To focus on distance

There’s a piece about getting older where everyone seems to get a bit further away. Their lives become more dense and who they are as a person also takes on a more facetted quality; stories that they tell, that I used to only take as lighthouses of past experiences, now become a throbbing electrical pulse in the present. We are all kites crashed in windstorms, string tangled around a 1000 trees. 

And there’s this piece to me that pushes back against this thought, because I want to be someone that thinks we are all close to those we love. But I think that in some ways, love that is strongest is love that is aware of distance. This, of course, comes off as a little self congratulatory as I am married to someone who lives 3000 miles away (it may be more… probably not less), but I think this is just a coincidence of external circumstances coming into line with an internal state, much like two cars at a stoplight who have a blinker that enjoy the same downbeat, periodically. 
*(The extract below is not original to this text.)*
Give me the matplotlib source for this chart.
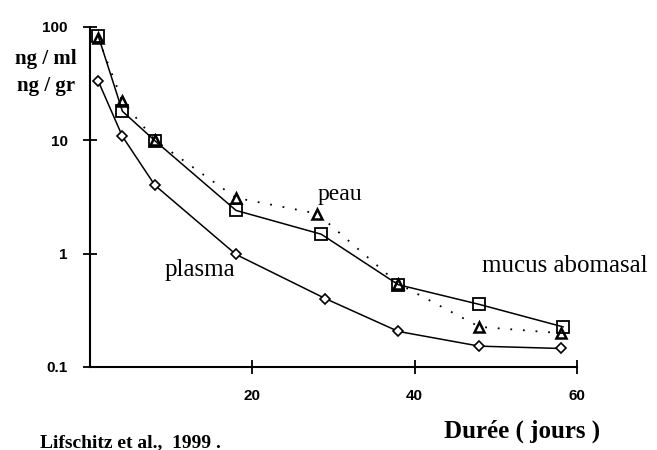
import numpy as np
import matplotlib.pyplot as plt

# plasma (diamants)
jours_plasma = [1, 4, 8, 18, 29, 38, 48, 58]
plasma = [33.5, 10.8, 4.0, 0.98, 0.40, 0.205, 0.152, 0.145]

# mucus abomasal (carres)
jours_mucus = [1, 4, 8, 18, 28.5, 38, 48, 58.3]
mucus = [84, 18.0, 9.9, 2.4, 1.48, 0.53, 0.355, 0.225]

# peau (triangles, pointilles)
jours_peau = [1, 4, 8, 18, 28, 38, 48, 58]
peau = [80, 22, 10.0, 3.1, 2.25, 0.54, 0.225, 0.198]

xticks = [20, 40, 60]
yticks = [0.1, 1, 10, 100]
ylabels = ['0.1', '1', '10', '100']

serif = ['Liberation Serif', 'DejaVu Serif']
sans = ['Liberation Sans', 'DejaVu Sans']

fig = plt.figure(figsize=(6.57, 4.5), dpi=100)
ax = fig.add_axes([0.137, 0.185, 0.741, 0.755])

ax.plot(jours_plasma, plasma, color='black', lw=1.1, marker='D', ms=5,
        mfc='white', mec='black', mew=1.2)
ax.plot(jours_peau, peau, color='black', lw=1.3, ls=(0, (1, 6)), marker='^', ms=7,
        mfc='white', mec='black', mew=1.8)
ax.plot(jours_mucus, mucus, color='black', lw=1.1, marker='s', ms=9,
        mfc='none', mec='black', mew=1.3)

ax.set_yscale('log')
ax.set_xlim(0, 60)
ax.set_ylim(0.1, 100)
ax.set_yticks(yticks)
ax.set_yticklabels(ylabels)
ax.minorticks_off()
ax.set_xticks(xticks)
for s in ['top', 'right']:
    ax.spines[s].set_visible(False)
ax.spines['left'].set_linewidth(1.5)
ax.spines['bottom'].set_linewidth(1.5)
ax.tick_params(axis='both', direction='inout', length=10, width=1.3)
ax.tick_params(axis='y', pad=11)
ax.tick_params(axis='x', pad=11)
for lab in ax.get_xticklabels() + ax.get_yticklabels():
    lab.set_family(sans)
    lab.set_fontweight('bold')
    lab.set_fontsize(11)

ax.text(28, 3.3, 'peau', family=serif, fontsize=17, ha='left', va='center')
ax.text(13.5, 0.72, 'plasma', family=serif, fontsize=18, ha='center', va='center')
ax.text(58.5, 0.78, 'mucus abomasal', family=serif, fontsize=18, ha='center', va='center')

fig.text(46 / 657, 1 - 59 / 450, 'ng / ml', family=serif, fontweight='bold',
         fontsize=15, ha='center', va='center')
fig.text(46 / 657, 1 - 86 / 450, 'ng / gr', family=serif, fontweight='bold',
         fontsize=15, ha='center', va='center')
fig.text(522 / 657, 1 - 431 / 450, 'Durée ( jours )', family=serif, fontweight='bold',
         fontsize=18, ha='center', va='center')
fig.text(130 / 657, 1 - 443 / 450, 'Lifschitz et al.,  1999 .', family=serif,
         fontweight='bold', fontsize=14, ha='center', va='center')

fig.savefig('out.png', dpi=100)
Although I love being congratulated, love at a distance doesn’t refer to something long-distance itself, but instead refers to love that is aware of the space between the people involved. I’ve always said that love is the absolute measure between two people, a unit-less number like a ratio, and I think some of the pleasure of how we love people is knowing that we can love equally or more people that are emotionally or physically far away.

When first meeting people we have the sensation of always being able to move closer, but there is a point where language and physicality find their own Planck distance, and there is no way to have the sensation of being “closer”; but yet we can still love more. 

I think understanding that we can see how far we are from being the same as someone, but love them closer than anyone before, speaks to the way we can find satisfaction in the abyss between individuals: the divide that guarantees I don’t wake up some day and think I am someone that I’m close to.  I think the problem is that we sometimes think of the abyss as a void full of nothing. But I think the abyss is maybe a space filled with too much. 

In complexity sciences most interesting behavior is created on the edge of chaotic systems evolving from order: the point of intrigue is the moment before things shatter apart or coalesce around a single thought. It’s like throwing a memory of childhood towards the sky and zooming in right as it reaches the moment where its direction is neither up or down.

I was riding my bike along the LA river yesterday and the wind pulled its skirt up right near my face with pollens from desert plants pulling me into songs of sex and bloom. It was an affront, but made my teeth sew a sweater of the scene; something tangled in memory and craft; smile gnashing at all around. On the return trip the wind was still pushing hot against me, and I couldn’t help but think the wind had taken its directional queues from the ever pervasive LA traffic. 

I thought of the place in the middle of the river where the two streams whooshed past each other. This quiet place where the winds skirt went back around her waist, and the pollen all sat quiet in the front row as the last song was just played. Stage empty of ghostly instruments.

As lights dimmed across an incredible divide a deep bass resonated through us all.